DIY vs. GA4 Consultant: A Direct Comparison
If you're still deciding, here's a side-by-side of where the two paths differ across the factors that matter most:
| Factor | DIY | GA4 Consultant |
|---|---|---|
| Setup time | Weeks to months | Days to 2 weeks |
| Configuration accuracy | Varies widely | High — built to spec |
| Custom event tracking | Basic auto-collected events only | Full custom taxonomy |
| Conversion setup | Often incomplete or overcounting | Verified and tested |
| Cross-domain tracking | Rarely configured correctly | Standard practice |
| GTM structure | Ad hoc, often messy | Clean, documented |
| Google Consent Mode | Often missing | Properly implemented |
| Reporting setup | Default GA4 reports | Custom reports + Looker Studio |
| Server-side tagging | Not applicable | Available when needed |
| Data reliability for decisions | Lower — requires significant expertise to validate | High — designed for decision-making |
Frequently Asked Questions
Project-based GA4 engagements typically range from $2,000–$8,000 depending on site complexity, the number of events to configure, and whether server-side tagging is involved.
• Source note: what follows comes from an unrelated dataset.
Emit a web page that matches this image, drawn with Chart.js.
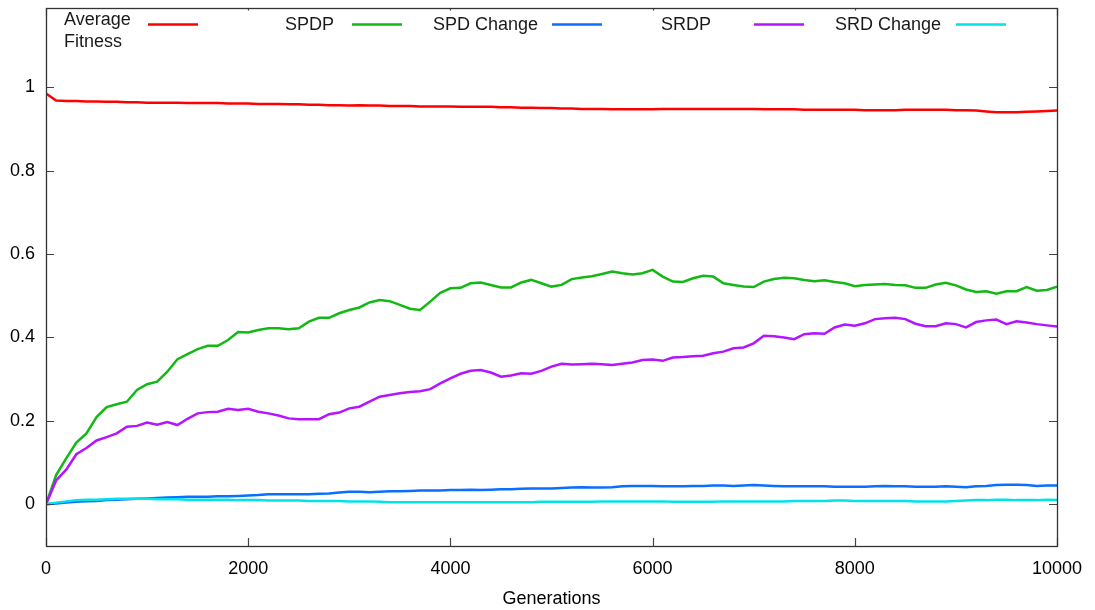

Ongoing retainer arrangements — for audits, optimization, and maintenance — generally run $1,500–$4,000 per month.
Yes, if your site is relatively simple, you have some technical background, and your tracking needs are basic. The DIY path works well when the cost of getting it slightly wrong is low. If you're running paid media, tracking e-commerce revenue, operating multiple domains, or making budget decisions based on conversion data, the cost of a misconfigured setup typically exceeds what a consultant would charge to get it right.
Google's Analytics Certification is the baseline, but look for demonstrated hands-on experience over credentials. The more valuable signals are GTM expertise, familiarity with GA4's data model, experience with BigQuery and Looker Studio, and evidence of clean implementation work — like case studies or audits of existing setups.